Garaudy’yi dinleyelim:

“Şeriat, kokmuş suç ekmek için gidilen durgun bir su birikintisi değildir. Böyle bir şey yeni susuzlara yalan söylemek olurdu. Şeriat, pırıl pırıl parıldayan ve akarken kıyılarını verimli kılan güzel bir nehirdir.”

Garaudy, geçmişi ve Batıyı taklit batağına saplanmış cümle ölü canlara şunları söyler: “Şeriat’ın gerçek anlamda uygulanmasının tembel bir lafızcılıkla hiçbir ilgisi yoktur. Gerçek bir uygulama, Kur’an ya da Sünnetin koymuş olduğu her hükmün gerisinde, onun varlık nedeninin, onu hazırlayan ilkenin, uygulanmış olduğu tarihi şartların yeniden bulunmasını gerektirir… Şeriat, Kur’an’ın, tamamını açıklamış olduğu Allah iradesi tarafından emredilmiş olan fiillerimizin her biridir. O halde, Allah’ın rızası, her hangi bir ayeti, onu Kur’an’ın bütünselliğinden ve ona anlamını veren tarihi bağlamdan koparan lafzi bir okuma ile belirlenemez.”
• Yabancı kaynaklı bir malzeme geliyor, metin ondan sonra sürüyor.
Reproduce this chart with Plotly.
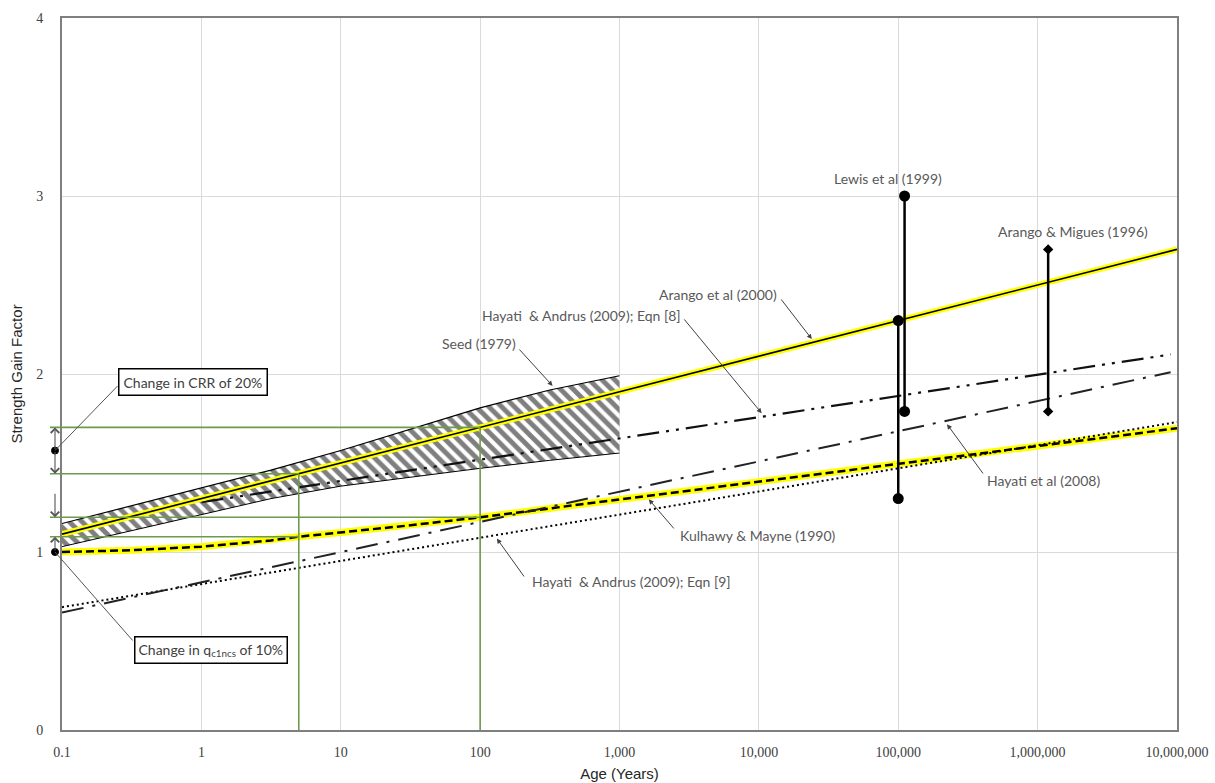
import numpy as np
import plotly.graph_objects as go

# ---------------- data ----------------
# Arango et al (2000)
arango_age = [0.1, 1e7]
arango_val = [1.10, 2.70]

# Seed (1979) band
seed_age = [0.1, 0.316, 1, 3.16, 10, 31.6, 100, 316, 1000]
seed_upper = [1.16, 1.26, 1.36, 1.46, 1.57, 1.69, 1.81, 1.91, 1.99]
seed_lower = [1.03, 1.12, 1.21, 1.30, 1.37, 1.42, 1.47, 1.515, 1.556]

# Hayati & Andrus (2009); Eqn [8]
ha8_age = [1, 9e6]
ha8_val = [1.28, 2.11]

# Hayati et al (2008)
h08_age = [0.1, 9e6]
h08_val = [0.66, 2.01]

# Hayati & Andrus (2009); Eqn [9]
ha9_age = [0.1, 1e7]
ha9_val = [0.69, 1.73]

# Kulhawy & Mayne (1990)
km_age = [0.1, 0.316, 1, 3.16, 5, 10, 31.6, 100, 1000, 1e4, 1e5, 1e6, 1e7]
km_val = [1.00, 1.01, 1.03, 1.065, 1.086, 1.11, 1.15, 1.195, 1.295, 1.395, 1.495, 1.595, 1.695]

# Lewis et al (1999) ranges
lewis_a_age = [1.11e5, 1.11e5]
lewis_a_val = [1.79, 3.00]
lewis_b_age = [1.0e5, 1.0e5]
lewis_b_val = [1.30, 2.30]

# Arango & Migues (1996) range
am_age = [1.19e6, 1.19e6]
am_val = [1.79, 2.70]

# ages used for the strength-change construction
ref_ages = [5, 100]

x_tickvals = [0.1, 1, 10, 100, 1000, 1e4, 1e5, 1e6, 1e7]
x_ticktext = ["0.1", "1", "10", "100", "1,000", "10,000", "100,000", "1,000,000", "10,000,000"]
y_tickvals = [0, 1, 2, 3, 4]

# ---------------- helpers ----------------
def at(age, ages, vals):
    return float(np.interp(np.log10(age), np.log10(ages), vals))

LG0, LG1 = -1, 7
PLOT_W = 1115
def paper_x(age):
    return (np.log10(age) - LG0) / (LG1 - LG0)

YELLOW = "#FFFF00"
GREEN = "#6E9A4C"
TXT = "#595959"
LFONT = dict(family="Lato, Open Sans, sans-serif", size=14, color=TXT)

fig = go.Figure()

# Seed band (hatched)
fig.add_trace(go.Scatter(x=seed_age, y=seed_lower, mode="lines",
                         line=dict(color="black", width=1), hoverinfo="skip"))
fig.add_trace(go.Scatter(x=seed_age, y=seed_upper, mode="lines", fill="tonexty",
                         fillcolor="rgba(0,0,0,0)",
                         fillpattern=dict(shape="\\", fgcolor="black", bgcolor="white",
                                          size=9, solidity=0.55),
                         line=dict(color="black", width=1.2), hoverinfo="skip"))

# Kulhawy & Mayne: yellow highlighted dashed
fig.add_trace(go.Scatter(x=km_age, y=km_val, mode="lines",
                         line=dict(color=YELLOW, width=7), hoverinfo="skip"))
fig.add_trace(go.Scatter(x=km_age, y=km_val, mode="lines",
                         line=dict(color="black", width=2.5, dash="8px,4px"), hoverinfo="skip"))

# Hayati & Andrus Eqn 9: dotted
fig.add_trace(go.Scatter(x=ha9_age, y=ha9_val, mode="lines",
                         line=dict(color="black", width=2, dash="2px,3px"), hoverinfo="skip"))

# Hayati et al 2008: long dash dot
fig.add_trace(go.Scatter(x=h08_age, y=h08_val, mode="lines",
                         line=dict(color="#222222", width=2, dash="22px,9px,3px,9px"), hoverinfo="skip"))

# Hayati & Andrus Eqn 8: long dash dot dot
fig.add_trace(go.Scatter(x=ha8_age, y=ha8_val, mode="lines",
                         line=dict(color="#111111", width=2.2, dash="22px,7px,3px,7px,3px,7px"), hoverinfo="skip"))

# Arango et al 2000: yellow highlighted solid
fig.add_trace(go.Scatter(x=arango_age, y=arango_val, mode="lines",
                         line=dict(color=YELLOW, width=6), hoverinfo="skip"))
fig.add_trace(go.Scatter(x=arango_age, y=arango_val, mode="lines",
                         line=dict(color="black", width=1.6), hoverinfo="skip"))

# range bars
for a, v in [(lewis_a_age, lewis_a_val), (lewis_b_age, lewis_b_val)]:
    fig.add_trace(go.Scatter(x=a, y=v, mode="lines+markers",
                             line=dict(color="black", width=2.5),
                             marker=dict(symbol="circle", size=11, color="black"),
                             hoverinfo="skip"))
fig.add_trace(go.Scatter(x=am_age, y=am_val, mode="lines+markers",
                         line=dict(color="black", width=2.5),
                         marker=dict(symbol="diamond", size=8, color="black"),
                         hoverinfo="skip"))

# strength-change construction (green)
ar5, ar100 = at(ref_ages[0], arango_age, arango_val), at(ref_ages[1], arango_age, arango_val)
km5, km100 = at(ref_ages[0], km_age, km_val), at(ref_ages[1], km_age, km_val)
shapes = []
x_left = -12 / PLOT_W
for yv, age in [(ar100, ref_ages[1]), (ar5, ref_ages[0]), (km100, ref_ages[1]), (km5, ref_ages[0])]:
    shapes.append(dict(type="line", xref="paper", yref="y", x0=x_left, x1=paper_x(age),
                       y0=yv, y1=yv, line=dict(color=GREEN, width=1.6), layer="above"))
for yv, age in [(ar5, ref_ages[0]), (ar100, ref_ages[1])]:
    shapes.append(dict(type="line", xref="paper", yref="y", x0=paper_x(age), x1=paper_x(age),
                       y0=0, y1=yv, line=dict(color=GREEN, width=1.6), layer="above"))

# markers beside the axis
side_x = -7 / PLOT_W
crr_mid = (ar5 + ar100) / 2
for yv in [crr_mid, km_val[0]]:
    shapes.append(dict(type="circle", xref="paper", yref="y", xsizemode="pixel", ysizemode="pixel",
                       xanchor=side_x, yanchor=yv, x0=-3.5, x1=3.5, y0=-3.5, y1=3.5,
                       fillcolor="black", line=dict(color="black", width=1), layer="above"))

annotations = []
def side_arrow(y_head, y_tail):
    annotations.append(dict(x=side_x, y=y_head, xref="paper", yref="y", axref="pixel", ax=0,
                            ayref="y", ay=y_tail, text="", showarrow=True, arrowhead=4,
                            arrowsize=1.5, arrowwidth=1.1, arrowcolor="#555555"))

# double arrow for CRR change, outside arrows for qc change
side_arrow(ar100, crr_mid)
side_arrow(ar5, crr_mid)
side_arrow(km100, km100 + 0.14)
side_arrow(km5, km_val[0])

# callout boxes and their leader lines
BOXFONT = dict(family="Lato, sans-serif", size=14, color="#404040")
annotations.append(dict(x=-0.06, y=1.955, xref="x", yref="y", text="Change in CRR of 20%",
                        showarrow=False, bgcolor="white", bordercolor="black", borderwidth=1.5,
                        borderpad=4, font=BOXFONT))
annotations.append(dict(x=0.066, y=0.449, xref="x", yref="y",
                        text="Change in q<sub>c1ncs</sub> of 10%",
                        showarrow=False, bgcolor="white", bordercolor="black", borderwidth=1.5,
                        borderpad=3, font=BOXFONT))
annotations.append(dict(x=side_x, y=crr_mid, xref="paper", yref="y", axref="pixel", ayref="pixel",
                        ax=64, ay=-66, text="", showarrow=True, arrowhead=0, arrowwidth=1,
                        arrowcolor="#555555"))
annotations.append(dict(x=side_x, y=km_val[0], xref="paper", yref="y", axref="pixel", ayref="pixel",
                        ax=79, ay=90, text="", showarrow=True, arrowhead=0, arrowwidth=1,
                        arrowcolor="#555555"))

# series labels
labels = [
    ("Lewis et al (1999)", 4.928, 3.101),
    ("Arango & Migues (1996)", 6.255, 2.798),
    ("Arango et al (2000)", 3.708, 2.444),
    ("Hayati  & Andrus (2009); Eqn [8]", 2.724, 2.326),
    ("Seed (1979)", 1.992, 2.169),
    ("Hayati et al (2008)", 6.04, 1.399),
    ("Kulhawy & Mayne (1990)", 3.995, 1.09),
    ("Hayati  & Andrus (2009); Eqn [9]", 3.083, 0.837),
]
for t, lx, ly in labels:
    annotations.append(dict(x=lx, y=ly, xref="x", yref="y", text=t.replace("  ", "&nbsp; "),
                            showarrow=False, font=LFONT))

# leader arrows: head on the series, tail beside the label
leaders = [
    (4.38, arango_age, arango_val, 4.152, 2.427),
    (4.02, ha8_age, ha8_val, 3.456, 2.315),
    (2.52, seed_age, seed_upper, 2.272, 2.146),
    (5.35, h08_age, h08_val, 5.616, 1.433),
    (3.21, km_age, km_val, 3.399, 1.124),
    (2.12, ha9_age, ha9_val, 2.323, 0.854),
]
for hx, ages, vals, tx, ty in leaders:
    hy = at(10 ** hx, ages, vals)
    annotations.append(dict(x=hx, y=hy + 0.02 * np.sign(ty - hy), ax=tx, ay=ty,
                            xref="x", yref="y", axref="x", ayref="y", text="", showarrow=True,
                            arrowhead=2, arrowsize=1.0, arrowwidth=1.0, arrowcolor="#404040"))

fig.update_layout(
    width=1215, height=783,
    margin=dict(l=62, r=38, t=18, b=53),
    plot_bgcolor="white", paper_bgcolor="white",
    showlegend=False,
    shapes=shapes,
    annotations=annotations,
    xaxis=dict(type="log", range=[LG0, LG1], tickvals=x_tickvals, ticktext=x_ticktext,
               showgrid=True, gridcolor="#DADADA", gridwidth=1,
               showline=True, linecolor="#7F7F7F", linewidth=2, mirror=True,
               ticks="", zeroline=False, ticklabelstandoff=8, automargin=False,
               tickfont=dict(family="Liberation Serif, DejaVu Serif, serif", size=14, color="#404040"),
               title=dict(text="Age (Years)", standoff=10,
                          font=dict(family="Liberation Sans, Arial, sans-serif", size=15, color="#262626"))),
    yaxis=dict(range=[0, 4], tickvals=y_tickvals,
               showgrid=True, gridcolor="#DADADA", gridwidth=1,
               showline=True, linecolor="#7F7F7F", linewidth=2, mirror=True,
               ticks="", zeroline=False, ticklabelstandoff=14, automargin=False,
               tickfont=dict(family="Liberation Serif, DejaVu Serif, serif", size=14, color="#404040"),
               title=dict(text="Strength Gain Factor", standoff=10,
                          font=dict(family="Liberation Sans, Arial, sans-serif", size=15, color="#262626"))),
)

fig.write_html("out.html")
Fas’ın yetiştirdiği cins bir kafa olan Muhammed Abid Cabiri de, Şatıbî’den söz ederken öyle der: “Bu metodolojik yeniden yapılanma, kıyas veya nassların lafzi anlamları üzerinde yoğunlaşarak onlardan hükümler üretme yerine, Şeriat’ın genel amaçlarının anlaşılmasını gerektirmektedir.”

Gerek Garaudy gerekCabiri, bu noktada aynı gözede buluşuyorlar. İkisi de, Şeriat’ın hırsızlık için öngördüğü “kat-ı yed” cezasını, önerdikleri yöntem çerçevesinde yeniden okumaya tabi tutuyorlar. Buraya kadar güzel.

Fakat çıkış noktaları birbirinden tamamen farklı. Benim de asıl vurgulamak istediğim nokta burası. Garaudy’nin hareket noktası, “Bencil yararlarının savunulması üzerine” kurulan, “köleleştirici” Batı uygarlığının tek alternatifinin İslam olduğu gerçeğidir: “Başlangıç dönemlerindeki yaratıcı atılıma sadık olan bir İslam yeniden insani ve ilahi inanç birliğinin bir mayası ve gerçek bir modernitenin yaratıcısı olabilir.” Cabiri’nin hareket noktası ise, Garaudy’nin tersine “öyle bir tedvin çağı ki, hareket noktası sürekli içtihad ve çağdaş hayata ayak uydurmaktır.” (s.36) Cabiri’nin “tecdit” teklifinin eksenini “mevcut gelişmişlik düzeyine ayak uydurabilecek yeni metodolojik çerçeveyi ortaya çıkarabilecek yöntemsel prensipleri yöneltmek” (s.42) oluşturmaktadır.

Bir çuval inciri berbat eden de, Doğulu Müslüman aydının Batı karşısında duyduğu, işte bu aşağılık kompleksidir.